[start COLLECTED MATERIAL]

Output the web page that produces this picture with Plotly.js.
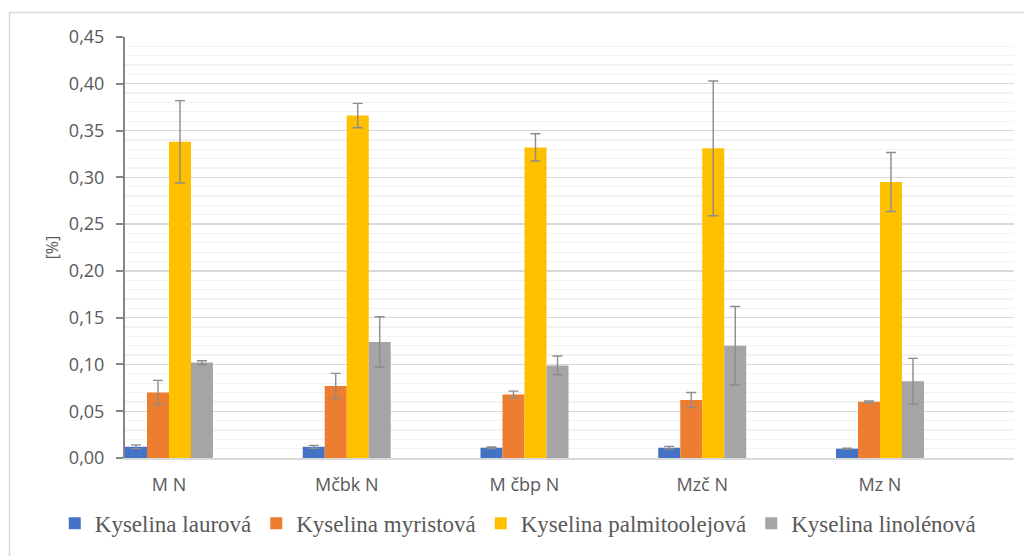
<!DOCTYPE html>
<html>
<head>
<meta charset="utf-8">
<script src="https://cdn.plot.ly/plotly-3.0.1.min.js"></script>
<style>
  html, body { margin: 0; padding: 0; background: #ffffff; }
  #chart { width: 1024px; height: 556px; }
</style>
</head>
<body>
<div id="chart"></div>
<script>
// Samples
const categories = ['M N', 'Mčbk N', 'M čbp N', 'Mzč N', 'Mz N'];

// Fatty acid content [%] and standard deviations
const laurova = [0.012, 0.012, 0.011, 0.011, 0.010];
const laurovaSd = [0.002, 0.0015, 0.0008, 0.0014, 0.0005];

const myristova = [0.070, 0.077, 0.068, 0.062, 0.060];
const myristovaSd = [0.013, 0.0135, 0.0035, 0.008, 0.001];

const palmitoolejova = [0.338, 0.366, 0.332, 0.331, 0.295];
const palmitoolejovaSd = [0.044, 0.013, 0.0146, 0.072, 0.0315];

const linolenova = [0.102, 0.124, 0.099, 0.120, 0.082];
const linolenovaSd = [0.002, 0.027, 0.010, 0.042, 0.0245];

const seriesNames = ['Kyselina laurová', 'Kyselina myristová', 'Kyselina palmitoolejová', 'Kyselina linolénová'];
const seriesColors = ['#4472C4', '#ED7D31', '#FFC000', '#A5A5A5'];
const seriesValues = [laurova, myristova, palmitoolejova, linolenova];
const seriesSd = [laurovaSd, myristovaSd, palmitoolejovaSd, linolenovaSd];

const traces = seriesNames.map((name, i) => ({
  type: 'bar',
  name: name,
  x: categories,
  y: seriesValues[i],
  marker: { color: seriesColors[i] },
  error_y: {
    type: 'data',
    array: seriesSd[i],
    visible: true,
    color: '#8c8c8c',
    thickness: 1.4,
    width: 5
  },
  hoverinfo: 'x+y+name'
}));

const textGrey = '#595959';
const sansFont = 'Open Sans, Noto Sans, sans-serif';

const layout = {
  width: 1024,
  height: 556,
  margin: { l: 125, r: 10, t: 37, b: 98 },
  paper_bgcolor: '#ffffff',
  plot_bgcolor: '#ffffff',
  separators: ', ',
  barmode: 'group',
  bargap: 0.505,
  bargroupgap: 0,
  showlegend: true,
  legend: {
    orientation: 'h',
    x: -0.079,
    xanchor: 'left',
    y: -0.155,
    yanchor: 'middle',
    itemwidth: 30,
    font: { family: 'Liberation Serif, Times New Roman, serif', size: 23, color: textGrey },
    bgcolor: 'rgba(0,0,0,0)'
  },
  xaxis: {
    type: 'category',
    range: [-0.2475, 4.754],
    showgrid: false,
    zeroline: false,
    showline: true,
    linecolor: '#d9d9d9',
    linewidth: 1.5,
    ticks: '',
    ticklabelstandoff: 10,
    tickfont: { family: sansFont, size: 18, color: textGrey },
    fixedrange: true
  },
  yaxis: {
    range: [0, 0.45],
    tick0: 0,
    dtick: 0.05,
    tickformat: '.2f',
    showgrid: true,
    gridcolor: '#d9d9d9',
    gridwidth: 1.3,
    minor: {
      dtick: 0.01,
      showgrid: true,
      gridcolor: '#f2f2f2',
      gridwidth: 1.3,
      ticks: ''
    },
    zeroline: false,
    showline: true,
    linecolor: '#868686',
    linewidth: 2,
    ticks: 'outside',
    ticklen: 7,
    tickwidth: 2,
    tickcolor: '#868686',
    ticklabelstandoff: 8,
    tickfont: { family: sansFont, size: 18, color: textGrey },
    title: {
      text: '[%]',
      font: { family: sansFont, size: 16, color: textGrey },
      standoff: 6
    },
    fixedrange: true
  },
  // Inner half of the cross tick marks on the value axis
  yaxis2: {
    overlaying: 'y',
    side: 'left',
    range: [0, 0.45],
    tick0: 0,
    dtick: 0.05,
    showgrid: false,
    zeroline: false,
    showline: false,
    showticklabels: false,
    ticks: 'inside',
    ticklen: 7,
    tickwidth: 2,
    tickcolor: '#868686',
    fixedrange: true
  },
  // Chart area frame
  shapes: [{
    type: 'rect',
    xref: 'paper',
    yref: 'paper',
    x0: -0.1299,
    x1: 1.2,
    y0: -0.5,
    y1: 1.0582,
    line: { color: '#d9d9d9', width: 1.5 },
    fillcolor: 'rgba(0,0,0,0)',
    layer: 'below'
  }]
};

Plotly.newPlot('chart', traces, layout, { displayModeBar: false, staticPlot: true });
</script>
</body>
</html>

[end COLLECTED MATERIAL]

WRITTEN EXERCISE> Quote each line of the listing exactly, but leave the pictures out.

RESULT FOR THIS TASK>
Output the web page that produces this picture with Plotly.js.
<!DOCTYPE html>
<html>
<head>
<meta charset="utf-8">
<script src="https://cdn.plot.ly/plotly-3.0.1.min.js"></script>
<style>
  html, body { margin: 0; padding: 0; background: #ffffff; }
  #chart { width: 1024px; height: 556px; }
</style>
</head>
<body>
<div id="chart"></div>
<script>
// Samples
const categories = ['M N', 'Mčbk N', 'M čbp N', 'Mzč N', 'Mz N'];

// Fatty acid content [%] and standard deviations
const laurova = [0.012, 0.012, 0.011, 0.011, 0.010];
const laurovaSd = [0.002, 0.0015, 0.0008, 0.0014, 0.0005];

const myristova = [0.070, 0.077, 0.068, 0.062, 0.060];
const myristovaSd = [0.013, 0.0135, 0.0035, 0.008, 0.001];

const palmitoolejova = [0.338, 0.366, 0.332, 0.331, 0.295];
const palmitoolejovaSd = [0.044, 0.013, 0.0146, 0.072, 0.0315];

const linolenova = [0.102, 0.124, 0.099, 0.120, 0.082];
const linolenovaSd = [0.002, 0.027, 0.010, 0.042, 0.0245];

const seriesNames = ['Kyselina laurová', 'Kyselina myristová', 'Kyselina palmitoolejová', 'Kyselina linolénová'];
const seriesColors = ['#4472C4', '#ED7D31', '#FFC000', '#A5A5A5'];
const seriesValues = [laurova, myristova, palmitoolejova, linolenova];
const seriesSd = [laurovaSd, myristovaSd, palmitoolejovaSd, linolenovaSd];

const traces = seriesNames.map((name, i) => ({
  type: 'bar',
  name: name,
  x: categories,
  y: seriesValues[i],
  marker: { color: seriesColors[i] },
  error_y: {
    type: 'data',
    array: seriesSd[i],
    visible: true,
    color: '#8c8c8c',
    thickness: 1.4,
    width: 5
  },
  hoverinfo: 'x+y+name'
}));

const textGrey = '#595959';
const sansFont = 'Open Sans, Noto Sans, sans-serif';

const layout = {
  width: 1024,
  height: 556,
  margin: { l: 125, r: 10, t: 37, b: 98 },
  paper_bgcolor: '#ffffff',
  plot_bgcolor: '#ffffff',
  separators: ', ',
  barmode: 'group',
  bargap: 0.505,
  bargroupgap: 0,
  showlegend: true,
  legend: {
    orientation: 'h',
    x: -0.079,
    xanchor: 'left',
    y: -0.155,
    yanchor: 'middle',
    itemwidth: 30,
    font: { family: 'Liberation Serif, Times New Roman, serif', size: 23, color: textGrey },
    bgcolor: 'rgba(0,0,0,0)'
  },
  xaxis: {
    type: 'category',
    range: [-0.2475, 4.754],
    showgrid: false,
    zeroline: false,
    showline: true,
    linecolor: '#d9d9d9',
    linewidth: 1.5,
    ticks: '',
    ticklabelstandoff: 10,
    tickfont: { family: sansFont, size: 18, color: textGrey },
    fixedrange: true
  },
  yaxis: {
    range: [0, 0.45],
    tick0: 0,
    dtick: 0.05,
    tickformat: '.2f',
    showgrid: true,
    gridcolor: '#d9d9d9',
    gridwidth: 1.3,
    minor: {
      dtick: 0.01,
      showgrid: true,
      gridcolor: '#f2f2f2',
      gridwidth: 1.3,
      ticks: ''
    },
    zeroline: false,
    showline: true,
    linecolor: '#868686',
    linewidth: 2,
    ticks: 'outside',
    ticklen: 7,
    tickwidth: 2,
    tickcolor: '#868686',
    ticklabelstandoff: 8,
    tickfont: { family: sansFont, size: 18, color: textGrey },
    title: {
      text: '[%]',
      font: { family: sansFont, size: 16, color: textGrey },
      standoff: 6
    },
    fixedrange: true
  },
  // Inner half of the cross tick marks on the value axis
  yaxis2: {
    overlaying: 'y',
    side: 'left',
    range: [0, 0.45],
    tick0: 0,
    dtick: 0.05,
    showgrid: false,
    zeroline: false,
    showline: false,
    showticklabels: false,
    ticks: 'inside',
    ticklen: 7,
    tickwidth: 2,
    tickcolor: '#868686',
    fixedrange: true
  },
  // Chart area frame
  shapes: [{
    type: 'rect',
    xref: 'paper',
    yref: 'paper',
    x0: -0.1299,
    x1: 1.2,
    y0: -0.5,
    y1: 1.0582,
    line: { color: '#d9d9d9', width: 1.5 },
    fillcolor: 'rgba(0,0,0,0)',
    layer: 'below'
  }]
};

Plotly.newPlot('chart', traces, layout, { displayModeBar: false, staticPlot: true });
</script>
</body>
</html>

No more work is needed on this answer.